Tanaiste reacts to 'Erin Go Broke' headline in US


THE TÁNAISTE Mary Coughlan has acknowledged that the Government has “a lot of work to do” to reassure foreign investors that it is taking the right steps to ensure that Ireland remains an attractive country in which to do business.

Speaking in Washington ahead of meetings with the US treasury secretary, commerce secretary and labour secretary, Ms Coughlan described as unhelpful some economic commentary on Ireland’s difficulties.

“There has been comment which has been neither helpful nor, in my view, appropriate, and I would like to move on from that and give the view that we have collectively as a Government have, yes, difficult times, but we have the capacity to deal with these issues and we would like to revert back to the international reputation we had and continue to have,” she told The Irish Times.

In a New York Timescolumn yesterday, headlined “Erin Go Broke”, Nobel prize-winning economist Paul Krugman identified Ireland as a model for the worst-case scenario for the global economy.

“The Irish Government now predicts that this year GDP will fall more than 10 per cent from its peak, crossing the line that is sometimes used to distinguish between a recession and a depression,” he wrote.

“But there’s more to it than that: to satisfy nervous lenders, Ireland is being forced to raise taxes and slash Government spending in the face of an economic slump – policies that will further deepen the slump.”

Prof Krugman identified Ireland’s decision to “jump with both feet” into the world of unsupervised global markets and the light regulation of banking as the main source of the country’s problems.

He said the cost of bailing out the banks had imposed a fiscal strait-jacket on the Government in Ireland at a time when it should be trying to stimulate economic growth.

“On the eve of the crisis, Ireland seemed to be in good shape, fiscally speaking, with a balanced budget and a low level of public debt.

“But the Government’s revenue – which had become strongly dependent on the housing boom – collapsed along with the bubble,” he wrote.

Irish economists’ criticisms of the Government’s plan to buy up the banks’ toxic property loans echo Prof Krugman’s misgivings about the Obama administration’s bank bailout in the US.

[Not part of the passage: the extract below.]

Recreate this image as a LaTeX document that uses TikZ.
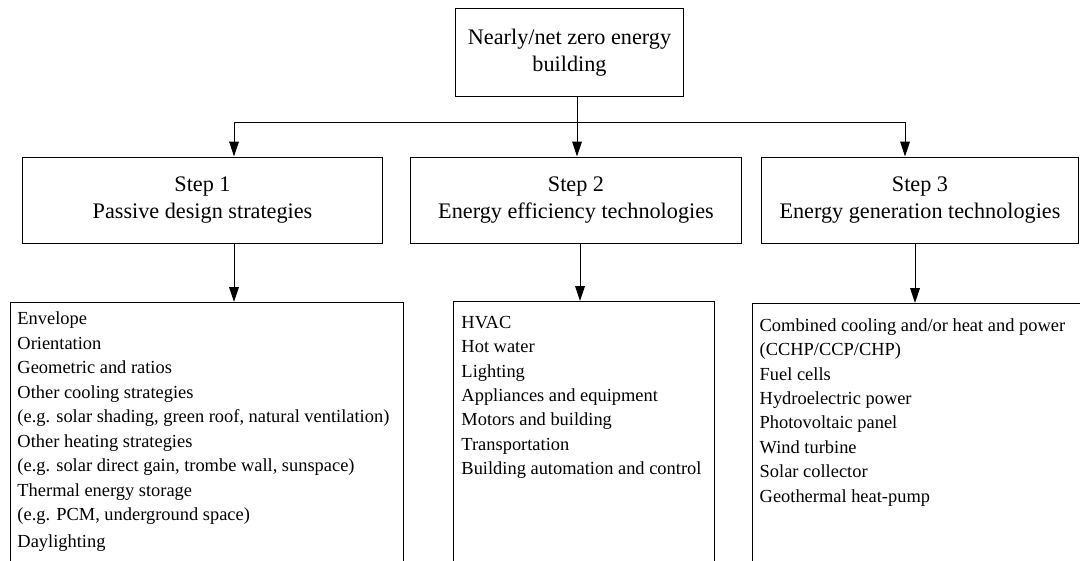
\documentclass[tikz,border=0pt]{standalone}
\usepackage{fontspec}
\setmainfont{Liberation Serif}
\usetikzlibrary{arrows.meta,positioning}

\tikzset{
  arr/.style={-{Triangle[length=0.37cm, width=0.24cm]}},
  headbox/.style={draw, align=center, inner sep=2pt, font=\fontsize{15.8}{19.1}\selectfont},
  stepbox/.style={headbox, minimum height=2.15cm},
  listbox/.style={draw, anchor=north west, minimum height=7cm},
  listtext/.style={anchor=north west, align=left, inner sep=0pt, font=\fontsize{13.1}{17.4}\selectfont}
}

\begin{document}
\begin{tikzpicture}[x=0.025cm, y=-0.025cm, line width=0.7pt]
        \useasboundingbox (0,0) rectangle (1080,560);
        \clip (0,0) rectangle (1080,560);

        % Top box
        \node[headbox, minimum width=5.675cm, minimum height=2.175cm] (nzeb) at (569.5,52.5) {Nearly/net zero energy\\building};

        % Step boxes
        \node[stepbox, minimum width=8.975cm] (step1) at (202.5,200) {Step 1\\Passive design strategies};
        \node[stepbox, minimum width=8.25cm] (step2) at (576,200) {Step 2\\Energy efficiency technologies};
        \node[stepbox, minimum width=7.9cm] (step3) at (920,200) {Step 3\\Energy generation technologies};

        % List boxes (run off the bottom)
        \node[listbox, minimum width=9.825cm] (list1) at (10,302) {};
        \node[listbox, minimum width=6.525cm] (list2) at (453,301) {};
        \node[listbox, minimum width=8.5cm] (list3) at (752,303) {};

        % List texts
        \node[listtext] (text1) at ([xshift=0.175cm, yshift=-0.24cm]list1.north west) {Envelope\\Orientation\\Geometric and ratios\\Other cooling strategies\\(e.g. solar shading, green roof, natural ventilation)\\Other heating strategies\\(e.g. solar direct gain, trombe wall, sunspace)\\Thermal energy storage\\(e.g. PCM, underground space)\\[2pt]Daylighting};
        \node[listtext] (text2) at ([xshift=0.2cm, yshift=-0.36cm]list2.north west) {HVAC\\Hot water\\Lighting\\Appliances and equipment\\Motors and building\\Transportation\\Building automation and control};
        \node[listtext] (text3) at ([xshift=0.18cm, yshift=-0.37cm]list3.north west) {Combined cooling and/or heat and power\\(CCHP/CCP/CHP)\\Fuel cells\\Hydroelectric power\\Photovoltaic panel\\Wind turbine\\Solar collector\\Geothermal heat-pump};

        % Split from the top box
        \coordinate (hub) at (577,122);
        \coordinate (j1) at (234,122);
        \coordinate (j3) at (905,122);
        \draw (nzeb.south -| hub) -- (hub);
        \draw (j1) -- (j3);
        \draw[arr] (j1) -- (j1 |- step1.north);
        \draw[arr] (hub) -- (hub |- step2.north);
        \draw[arr] (j3) -- (j3 |- step3.north);

        % Step to list arrows
        \foreach \i/\x in {1/234, 2/580, 3/915} {
            \coordinate (drop\i) at (\x,0);
            \draw[arr] (step\i.south -| drop\i) -- (list\i.north -| drop\i);
        }
    \end{tikzpicture}
\end{document}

The Nobel laureate acknowledges, however, that the Irish Government has no choice but to cut spending and increase taxes.

“As far as responding to the recession goes, Ireland appears to be really, truly without options, other than to hope for an export-led recovery if and when the rest of the world bounces back,” he wrote.

Ms Coughlan said she would articulate to treasury secretary Timothy Geithner the Government’s concern about proposals to change the tax regime governing US corporations operating overseas.

The Obama administration has promised to review rules that allow American companies to defer paying US tax on foreign earnings – a move that could have a major impact on companies operating in Ireland.

“We have major concerns about that, and we are very anxious to have an interaction with the senior members of cabinet to indicate to them the implications that deferral would have from an Irish perspective, and also it’s important to say that the American companies and corporations that we’ve met have also indicated that it would have a competitiveness issue for them as American companies,” she said.

“American companies would find themselves in a situation that they would be uncompetitive and that they may have to look at various other parts of the world and we wouldn’t have an opportunity to look at building on the huge footprint that we currently have in Ireland.”

The Tánaiste said that an IDA official will arrive in Washington next week to work on international tax issues with lobbyists for American companies.

“This is an American domestic issue that has implications for us because we are quite reliant on foreign direct investment,” she said.